The documentary Baby God, from first-time director Hannah Olson and executive produced by Academy Award nominees Heidi Ewing and Rachel Grady, is a shocking examination of the work of a Las Vegas fertility specialist, Dr. Quincy Fortier, and the many women he guided to pregnancy through the use of his own sperm, often without their knowledge or consent. The documentary follows his newly discovered offspring as they grapple with the scope of his misdeeds and the impact that his genes may have on their own identities.
Post-production finishing for the film was completed at Goldcrest Post in New York. Senior colorist Marcy Robinson worked with Olson and cinematographer Justin Zweifach in applying the final color grade, blending expansive original material and a huge assortment of archival media into a seamless, gripping narrative.
Visually, the film is simple and naturalistic, almost austere, an aesthetic that allows the horrifying sadness of the story to speak for itself. Zweifach, who worked with a Canon C300 camera, captured both interview segments and exterior landscapes of Nevada, Utah and Minnesota, where the principals reside, in a spare and hauntingly beautiful manner.

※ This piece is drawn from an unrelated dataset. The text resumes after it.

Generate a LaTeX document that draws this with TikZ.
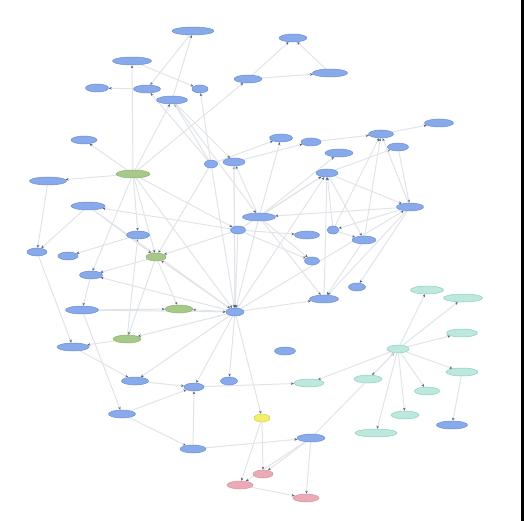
\documentclass[tikz,border=0pt]{standalone}
\usetikzlibrary{shapes.geometric,arrows.meta}
\pgfdeclarelayer{background}
\pgfsetlayers{background,main}
\definecolor{bfill}{HTML}{88AAEA}
\definecolor{bdraw}{HTML}{6C8ED6}
\definecolor{gfill}{HTML}{A6C98A}
\definecolor{gdraw}{HTML}{8DB470}
\definecolor{tfill}{HTML}{BDE8DE}
\definecolor{tdraw}{HTML}{8FCFC0}
\definecolor{pfill}{HTML}{EAAAB6}
\definecolor{pdraw}{HTML}{D8909E}
\definecolor{yfill}{HTML}{F2F06A}
\definecolor{ydraw}{HTML}{D6D24A}
\definecolor{edgec}{HTML}{E0E4E8}
\definecolor{tipc}{HTML}{55617C}
\tikzset{
  nd/.style={ellipse, inner sep=0pt, minimum height=8pt, line width=0.5pt},
  bn/.style={nd, fill=bfill, draw=bdraw},
  gn/.style={nd, fill=gfill, draw=gdraw},
  tn/.style={nd, fill=tfill, draw=tdraw},
  pn/.style={nd, fill=pfill, draw=pdraw},
  yn/.style={nd, fill=yfill, draw=ydraw},
  ed/.style={draw=edgec, line width=1pt, -{Stealth[length=3pt,width=2.6pt,color=tipc]}}
}
\begin{document}
\begin{tikzpicture}[x=1pt,y=-1pt]
\useasboundingbox (0,0) rectangle (524,521);
\fill[black] (521,0) rectangle (524,521);
% blue nodes
\node[bn, minimum width=42pt] (n1) at (193,31) {};
\node[bn, minimum width=39pt] (n2) at (132,61) {};
\node[bn, minimum width=23pt] (n3) at (97,88) {};
\node[bn, minimum width=27pt] (n4) at (147,89) {};
\node[bn, minimum width=16pt] (n5) at (200,89) {};
\node[bn, minimum width=31pt] (n6) at (172,100) {};
\node[bn, minimum width=28pt] (n7) at (248,79) {};
\node[bn, minimum width=26pt] (n8) at (84,140) {};
\node[bn, minimum width=37pt] (n9) at (48,181) {};
\node[bn, minimum width=13pt] (n10) at (211,164) {};
\node[bn, minimum width=22pt] (n11) at (234,162) {};
\node[bn, minimum width=34pt] (n12) at (88,206) {};
\node[bn, minimum width=33pt] (n13) at (259,217) {};
\node[bn, minimum width=15pt] (n14) at (238,230) {};
\node[bn, minimum width=23pt] (n15) at (138,235) {};
\node[bn, minimum width=20pt] (n16) at (37,252) {};
\node[bn, minimum width=20pt] (n17) at (68,256) {};
\node[bn, minimum width=28pt] (n18) at (293,38) {};
\node[bn, minimum width=35pt] (n19) at (330,73) {};
\node[bn, minimum width=29pt] (n20) at (439,123) {};
\node[bn, minimum width=23pt] (n21) at (281,138) {};
\node[bn, minimum width=20pt] (n22) at (311,142) {};
\node[bn, minimum width=25pt] (n23) at (381,134) {};
\node[bn, minimum width=21pt] (n24) at (398,147) {};
\node[bn, minimum width=28pt] (n25) at (339,153) {};
\node[bn, minimum width=22pt] (n26) at (327,173) {};
\node[bn, minimum width=27pt] (n27) at (410,207) {};
\node[bn, minimum width=25pt] (n29) at (307,235) {};
\node[bn, minimum width=12pt] (n30) at (333,230) {};
\node[bn, minimum width=24pt] (n31) at (364,240) {};
\node[bn, minimum width=15pt] (n32) at (312,261) {};
\node[bn, minimum width=23pt] (n33) at (91,275) {};
\node[bn, minimum width=33pt] (n34) at (82,310) {};
\node[bn, minimum width=18pt] (n35) at (235,312) {};
\node[bn, minimum width=32pt] (n36) at (73,347) {};
\node[bn, minimum width=27pt] (n37) at (135,381) {};
\node[bn, minimum width=20pt] (n38) at (194,387) {};
\node[bn, minimum width=17pt] (n39) at (229,381) {};
\node[bn, minimum width=27pt] (n40) at (122,414) {};
\node[bn, minimum width=26pt] (n41) at (193,449) {};
\node[bn, minimum width=17pt] (n42) at (357,287) {};
\node[bn, minimum width=29pt] (n43) at (324,299) {};
\node[bn, minimum width=21pt] (n44) at (285,351) {};
\node[bn, minimum width=31pt] (n45) at (452,425) {};
\node[bn, minimum width=28pt] (n46) at (311,438) {};
% green nodes
\node[gn, minimum width=34pt] (g1) at (133,174) {};
\node[gn, minimum width=20pt] (g2) at (156,257) {};
\node[gn, minimum width=28pt] (g3) at (179,309) {};
\node[gn, minimum width=28pt] (g4) at (127,339) {};
% teal nodes
\node[tn, minimum width=33pt] (t1) at (427,290) {};
\node[tn, minimum width=39pt] (t2) at (463,298) {};
\node[tn, minimum width=31pt] (t3) at (462,333) {};
\node[tn, minimum width=22pt] (t4) at (398,349) {};
\node[tn, minimum width=32pt] (t5) at (462,372) {};
\node[tn, minimum width=28pt] (t6) at (368,379) {};
\node[tn, minimum width=30pt] (t7) at (309,383) {};
\node[tn, minimum width=25pt] (t8) at (427,391) {};
\node[tn, minimum width=28pt] (t9) at (405,415) {};
\node[tn, minimum width=42pt] (t10) at (376,433) {};
% yellow and pink
\node[yn, minimum width=16pt] (y1) at (262,418) {};
\node[pn, minimum width=26pt] (r1) at (240,485) {};
\node[pn, minimum width=20pt] (r2) at (263,474) {};
\node[pn, minimum width=26pt] (r3) at (306,498) {};
\begin{pgfonlayer}{background}
\foreach \a/\b in {g1/n2,n2/n5,n4/n3,n1/n4,n6/n1,g1/n7,g1/n6,n10/n6,n10/n5,n7/n19,n7/n18,n19/n18,
  g1/n8,g1/n9,n9/n16,n12/n16,n14/n12,g1/n15,n15/n17,n10/n4,n35/n11,n13/n11,n13/n21,n11/n22,n22/n23,
  n23/n20,n26/n24,n24/n27,n13/n25,n13/n26,n35/n26,n30/n26,n43/n26,n14/n26,n26/n31,n31/n23,n27/n23,
  n30/n23,n27/n13,n6/n13,n14/n29,n30/n31,n27/n30,n13/n32,n14/n32,n27/n42,n35/n43,n13/n43,n27/n43,
  n31/n43,n10/n35,n11/n35,n14/n35,n13/n35,n35/g3,n34/g3,n34/n35,n35/g4,g1/g2,n14/g2,n35/g2,g2/n33,
  g2/g4,g2/g3,n33/n34,g1/n33,n35/n33,n34/n40,g4/n36,n16/n36,n36/n37,n37/n38,n40/n38,n35/n38,n41/n38,
  n40/n41,n41/n46,n38/t7,n35/n39,n35/y1,y1/r1,y1/r2,n46/r2,n46/r1,n46/r3,r1/r3,n46/t4,
  t4/t1,t4/t2,t4/t3,t4/t5,t4/t6,t4/t8,t4/t9,t4/t10,t4/t7,t5/n45,g1/n14,g1/n35,n35/n37,g4/n15,
  n10/n21,n6/n11,n26/n27,n35/n27,n12/n35,n10/g2,n12/g2}
  \draw[ed] (\a) -- (\b);
\end{pgfonlayer}
\end{tikzpicture}
\end{document}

“The film tells one big story, and many smaller, more intimate stories,” he explains. “There are the horrendous actions of Fortier, and then you have deeply personal stories of people struggling with their identity. We wanted to find a way to capture both, so we contrast the epic landscapes where the story takes place with details like people’s faces and hands. This disarmingly simple concept was refined during color sessions at Goldcrest Post. Robinson’s task was to establish cohesion between the pristine original material and the extensive archival media gathered by Olson. The latter included decades old home movies, black & white photographs, grainy news footage, medical micro-photography, and much more.
Olson says that Robinson’s background in print photography gave her a natural feel for the archival media. “She thinks about color in a very naturalistic way,” Olson says. “She doesn’t like to use colors that can’t be produced photo-chemically. I loved that because so much of this film derives from archival film and home movies. Her approach to that made sense.”
“Marcy’s approach to color is instinctual,” adds Zweifach. “She brought something natural and beautiful to the imagery, without calling attention to the process.”
Robinson took special care in grading landscape imagery. Much of the film takes place in Las Vegas, which is revealed through panoramic shots of rows of nearly identical houses on the city’s suburban outskirts and sweeping views of the surrounding desert and mountains. “Las Vegas is often presented on film in a garish way,” says Olson. “We wanted to depict it differently. We thought of the landscape as a symbol for the vastness of Fortier’s seed and the space separating his children. It needed to seem limitless and natural.”
Olson says, that, in that way, the color grade, while adhering to realism throughout, plays a vital storytelling role. “The color is constrained, but in a smart, interesting way,” says Olson. “Marcy got the vision of the film. She helped sew the seams together.”
Baby God is now streaming on HBO Max.